Some key features / aims of the library

  • Data extraction methods for object and text based data sets for converting into vector representations
  • Methods for transforming and processing vector models
  • Implementations of learning algorithms
  • An extensible framework for integrating other vector based algorithms

Basic library layout

Features and Feature Pipelines

Feature extraction is key to many of the classification algorithms.

Feature pipelines represent a pipeline of feature data which can be transformed and pumped into various forms. There are a few mechanisms for reducing the dimensionality of the input data, such as principle component analysis.

When data is extracted, it is represented as an enumeration of column vectors which can be transformed and filtered before being consumed for classifier training.

Feature pipelines come in asynchronous and synchronous flavours.

Async pipelines support a more complex, batch orientated processing model which allows for parallel processing of data. Create asyncronous enumerators using the Data.Pipes namespace. You can create from simple enumerators or from loading functions.

Synchronous pipelines are derived from IQueryable data sets.

Learning

This is a collection of machine learning algorithms which are available through extention functions and operate on IQueryable sets of data or on asyncronous enumerators.
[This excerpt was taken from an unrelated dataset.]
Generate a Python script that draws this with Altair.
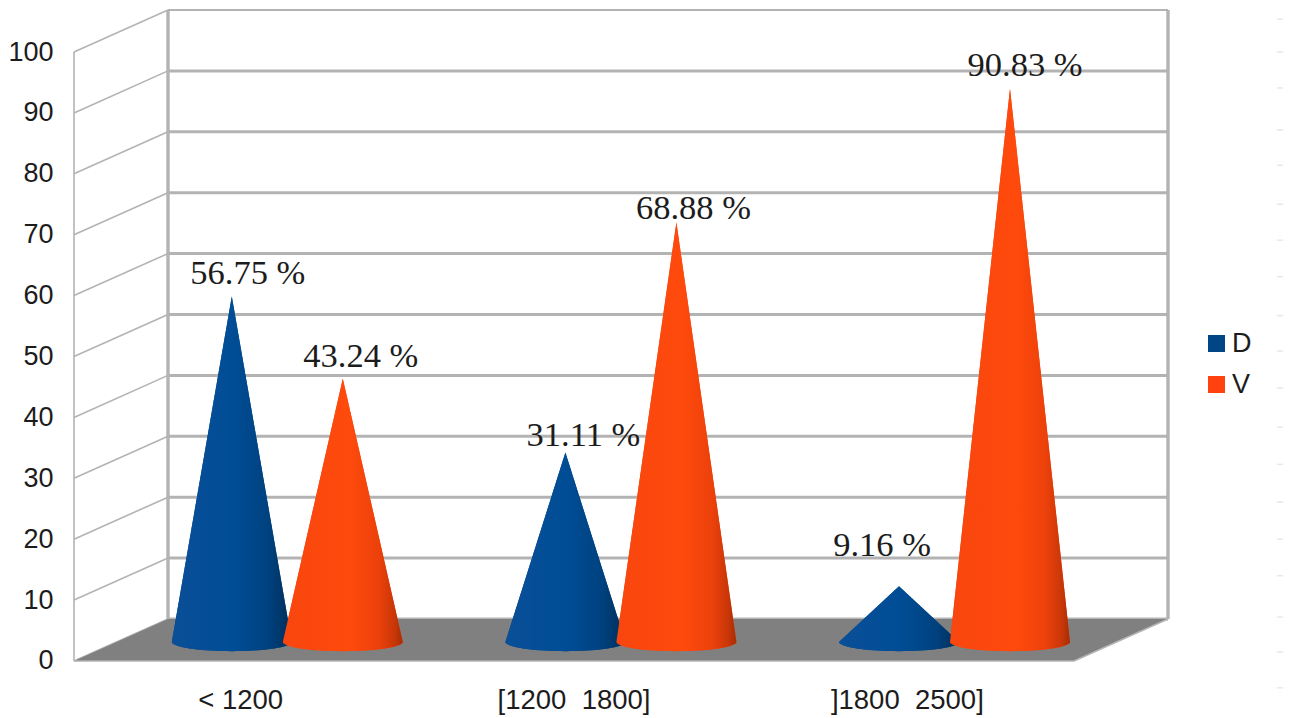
import math
import altair as alt
import pandas as pd

# Chart content
categories = ["< 1200", "[1200 \u00a01800]", "]1800 \u00a02500]"]
series_names = ["D", "V"]
d_values = [56.75, 31.11, 9.16]
v_values = [43.24, 68.88, 90.83]
axis_ticks = [0, 10, 20, 30, 40, 50, 60, 70, 80, 90, 100]
margin_marks = [105.4, 100, 94.1, 87.2, 81.4, 75, 69.1, 63.1, 56.7, 50.9, 44.8,
                38.4, 32.3, 26.1, 20, 14, 7.2, 1.5, -4.4]

# Projection of the box: floor width, oblique depth shift, cone geometry
FRONT_X = 74
BOX_W = 1000
DEPTH_X = 94
DEPTH_Y = 6.9
CONE_LIFT = 3.12
CONE_RADIUS = 60
CONE_RY = 1.5
GROUP_W = 333.6
CONE_CENTER_0 = 287.3
CONE_GAP = 55.5

x_scale = alt.Scale(domain=[70, 1290], nice=False, zero=False)
y_scale = alt.Scale(domain=[-9.36, 108.54], nice=False, zero=False)
colors = {"D": "#004586", "V": "#ff420e"}

# Every layer repeats the same axis definition so that the merged y axis stays on
y_axis = alt.Axis(values=axis_ticks, domain=False, ticks=False, grid=False,
                  labelFont="Liberation Sans", labelFontSize=27,
                  labelColor="#1c1c1c", labelPadding=17)


def xq(field):
    return alt.X(field, type="quantitative", scale=x_scale, axis=None, title=None)


def yq(field):
    return alt.Y(field, type="quantitative", scale=y_scale, title=None, axis=y_axis)


# Walls and floor
left_wall = pd.DataFrame({
    "x": [FRONT_X] * len(axis_ticks),
    "x2": [FRONT_X + DEPTH_X] * len(axis_ticks),
    "y": axis_ticks,
    "y2": [t + DEPTH_Y for t in axis_ticks],
})
back_lines = pd.DataFrame({
    "x": [FRONT_X + DEPTH_X] * len(axis_ticks),
    "x2": [FRONT_X + DEPTH_X + BOX_W] * len(axis_ticks),
    "y": [t + DEPTH_Y for t in axis_ticks],
    "w": [2 if t == 100 else 3 for t in axis_ticks],
})
floor = pd.DataFrame({
    "xl": [FRONT_X, FRONT_X + DEPTH_X],
    "xr": [FRONT_X + BOX_W, FRONT_X + DEPTH_X + BOX_W],
    "y": [0, DEPTH_Y],
})
verticals = pd.DataFrame({
    "x": [FRONT_X, FRONT_X + DEPTH_X, FRONT_X + DEPTH_X + BOX_W],
    "y": [0, DEPTH_Y, DEPTH_Y],
    "y2": [100, 100 + DEPTH_Y, 100 + DEPTH_Y],
    "w": [1.6, 3.4, 3.4],
})
floor_edges = pd.DataFrame({
    "x": [FRONT_X, FRONT_X + BOX_W],
    "x2": [FRONT_X + BOX_W, FRONT_X + BOX_W + DEPTH_X],
    "y": [0, 0],
    "y2": [0, DEPTH_Y],
})

# Cone silhouettes: apex, tangent corners, front half of the base ellipse
rows = []
for g, (d, v) in enumerate(zip(d_values, v_values)):
    for s, value in zip(series_names, (d, v)):
        cx = CONE_CENTER_0 + g * GROUP_W + (-CONE_GAP if s == "D" else CONE_GAP)
        key = f"{s}{g}"
        rows.append(dict(cone=key, series=s, xl=cx, xr=cx, y=value + CONE_LIFT))
        for k in range(0, 19):
            t = math.radians(k * 5)
            half = CONE_RADIUS * math.cos(t)
            rows.append(dict(cone=key, series=s, xl=cx - half, xr=cx + half,
                             y=CONE_LIFT - CONE_RY * math.sin(t)))
cones = pd.DataFrame(rows)

blue_fill = alt.Gradient(
    gradient="linear", x1=0, x2=1, y1=0, y2=0,
    stops=[alt.GradientStop(offset=0, color="#0a4f98"),
           alt.GradientStop(offset=0.5, color="#004d96"),
           alt.GradientStop(offset=0.8, color="#004280"),
           alt.GradientStop(offset=0.93, color="#003566"),
           alt.GradientStop(offset=1, color="#002c58")],
)
orange_fill = alt.Gradient(
    gradient="linear", x1=0, x2=1, y1=0, y2=0,
    stops=[alt.GradientStop(offset=0, color="#f8460f"),
           alt.GradientStop(offset=0.55, color="#ff4a0c"),
           alt.GradientStop(offset=0.8, color="#ec410b"),
           alt.GradientStop(offset=0.93, color="#c93708"),
           alt.GradientStop(offset=1, color="#a52d06")],
)

# Percentage labels sit near each apex, nudged clear of neighbouring cones
label_nudge = {"D0": (16, 12), "V0": (18, 12), "D1": (18, 7),
               "V1": (17, 4), "D2": (-17, 30), "V2": (15, 13)}
label_rows = []
for g, (d, v) in enumerate(zip(d_values, v_values)):
    for s, value in zip(series_names, (d, v)):
        key = f"{s}{g}"
        cx = CONE_CENTER_0 + g * GROUP_W + (-CONE_GAP if s == "D" else CONE_GAP)
        dx, dy = label_nudge[key]
        label_rows.append(dict(x=cx + dx, y=value + CONE_LIFT + dy / 6.09,
                               text=f"{value:.2f} %"))
value_labels = pd.DataFrame(label_rows)

category_labels = pd.DataFrame({
    "x": [FRONT_X + BOX_W / 6 + i * BOX_W / 3 for i in range(3)],
    "y": [-6.6] * 3,
    "text": categories,
})
margin_df = pd.DataFrame({"x": [1277] * len(margin_marks), "x2": [1283] * len(margin_marks),
                          "y": margin_marks})

GRID = "#b3b3b3"
layers = [
    alt.Chart(left_wall).mark_rule(color=GRID, strokeWidth=1.6).encode(
        x=xq("x"), x2="x2", y=yq("y"), y2="y2",
    ),
    alt.Chart(back_lines).mark_rule(color=GRID).encode(
        x=xq("x"), x2="x2", y=yq("y"),
        strokeWidth=alt.StrokeWidth("w:Q", scale=None),
    ),
    alt.Chart(verticals).mark_rule(color=GRID).encode(
        x=xq("x"), y=yq("y"), y2="y2",
        strokeWidth=alt.StrokeWidth("w:Q", scale=None),
    ),
    alt.Chart(floor).mark_area(color="#808080", orient="horizontal").encode(
        x=xq("xl"), x2="xr", y=yq("y"),
    ),
    alt.Chart(floor_edges).mark_rule(color=GRID, strokeWidth=1.5).encode(
        x=xq("x"), x2="x2", y=yq("y"), y2="y2",
    ),
    alt.Chart(margin_df).mark_rule(color="#e9e9e9", strokeWidth=1.5).encode(
        x=xq("x"), x2="x2", y=yq("y"),
    ),
    # Flat cones carry the colour scale that feeds the legend
    alt.Chart(cones).mark_area(orient="horizontal").encode(
        x=xq("xl"), x2="xr", y=yq("y"), detail="cone:N",
        color=alt.Color("series:N",
                        scale=alt.Scale(domain=series_names,
                                        range=[colors[s] for s in series_names]),
                        legend=alt.Legend(orient="none", legendX=1133, legendY=330, title=None,
                                          symbolType="square", symbolSize=290,
                                          symbolStrokeWidth=0, labelFont="Liberation Sans",
                                          labelFontSize=27, labelColor="#1c1c1c",
                                          labelOffset=2, rowPadding=13, padding=0)),
    ),
    alt.Chart(cones[cones.series == "D"]).mark_area(orient="horizontal", fill=blue_fill).encode(
        x=xq("xl"), x2="xr", y=yq("y"), detail="cone:N",
    ),
    alt.Chart(cones[cones.series == "V"]).mark_area(orient="horizontal", fill=orange_fill).encode(
        x=xq("xl"), x2="xr", y=yq("y"), detail="cone:N",
    ),
    alt.Chart(value_labels).mark_text(font="Liberation Serif", fontSize=34.5, color="#1c1c1c",
                                      align="center", baseline="alphabetic").encode(
        x=xq("x"), y=yq("y"), text="text:N",
    ),
    alt.Chart(category_labels).mark_text(font="Liberation Sans", fontSize=27.5, color="#1c1c1c",
                                         align="center", baseline="middle").encode(
        x=xq("x"), y=yq("y"), text="text:N",
    ),
]

chart = alt.layer(*layers).properties(
    width=1220, height=718,
    padding={"left": 70, "right": 0, "top": 0, "bottom": 0},
    autosize=alt.AutoSizeParams(type="none"),
    background="white",
).configure_view(stroke=None)

chart.save("out.html", embed_options={"renderer": "svg", "actions": False})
  • Self organising feature maps
  • Simple statistical classifier
  • Multi-layer neural network classifier
Example
var cancel = new CancellationTokenSource();

// MyDataLoader returns an enumeration of data
// There are various other ways to create 
// an async enumerator

var data = MyDataLoader().AsAsyncEnumerator();

// Apply transformations and create a set for training
// You need to supply an expression which can classify your data
// for training 

var trainingSet = await data
    .BuildPipelineAsync(cancel.Token)
    .CentreAndScaleAsync(Range.ZeroToOne)
    .AsTrainingSetAsync(x => x.classification, cancel.Token);

// Attach a network model to the training set
// You can attach numerous models and train them in parallel

var classifier = trainingSet.AttachMultilayerNetworkClassifier(b =>
{
    b.ConfigureSoftmaxNetwork(4, p =>
    {
        p.LearningRate = 0.005;
    });
});

// Run the training procedure (over 550 epochs)

await trainingSet.RunAsync(cancel.Token, 550);

// Test the classifier

var results = classifier.Classify(new
{
    x = 10,
    y = 10,
    classification = "?"
});

// Export the classifier

var exportedNetwork = classifier.ExportData();

See also [character learning example] (tests/LinqInfer.ImageLearningTests/ImageLearningExamples.cs)

See more documentation on Neural Networks

Text

Utilities for working with text and text documents.

var index = docs // enumeration of XDocuments
	.AsTokenisedDocuments(d => d.Root.Name.LocalName) // Use the root element name as the doc ID
	.CreateIndex();

var results = index.Search("brown fox");

// create training sets

var corpus = File.OpenText("some.txt").CreateCorpus();

var trainingSet = corpus.CreateContinuousBagOfWordsAsyncTrainingSet(index.ExtractKeyTerms(500));

See more documentation on Text

Maths

The Maths namespace consists of some basic numerical utilities including numerous forms of vectors and vector manipulation methods.

Maths.Graphs

The Maths.Graphs namespace contains useful objects and functions for creating graphical representations of structures.

Graphs can be exported into GEXF.

Check out Sigmajs and Gephi for visualising graphs.

SOFM graph

Neural network graph

Maths.Probability

This is a collection of functions and probability "objects" to help solve simple probability problems.

  • Sample spaces
  • Hypotheses
  • Markov chains
  • Monte Carlo simulations
Examples
// Sample space

var sampleSpace = queryableSampleDataset.AsSampleSpace();

var p = sampleSpace.ProbabilityOfEvent(p => p.Age > 25);

// Hypotheses

var die = new[] { 4, 6, 8, 12, 20 };
var hypos = die.Select(n => P.Of(n).Is(1).OutOf(die.Length)).AsHypotheses();

hypos.Update(x => x < 6 ? Fraction.Zero : (1).OutOf(x));

hypos.ProbabilityOf(4);

Data

Serialisation and data storage interfaces.

Examples

See tests for more usage examples.

It is still a work in progress.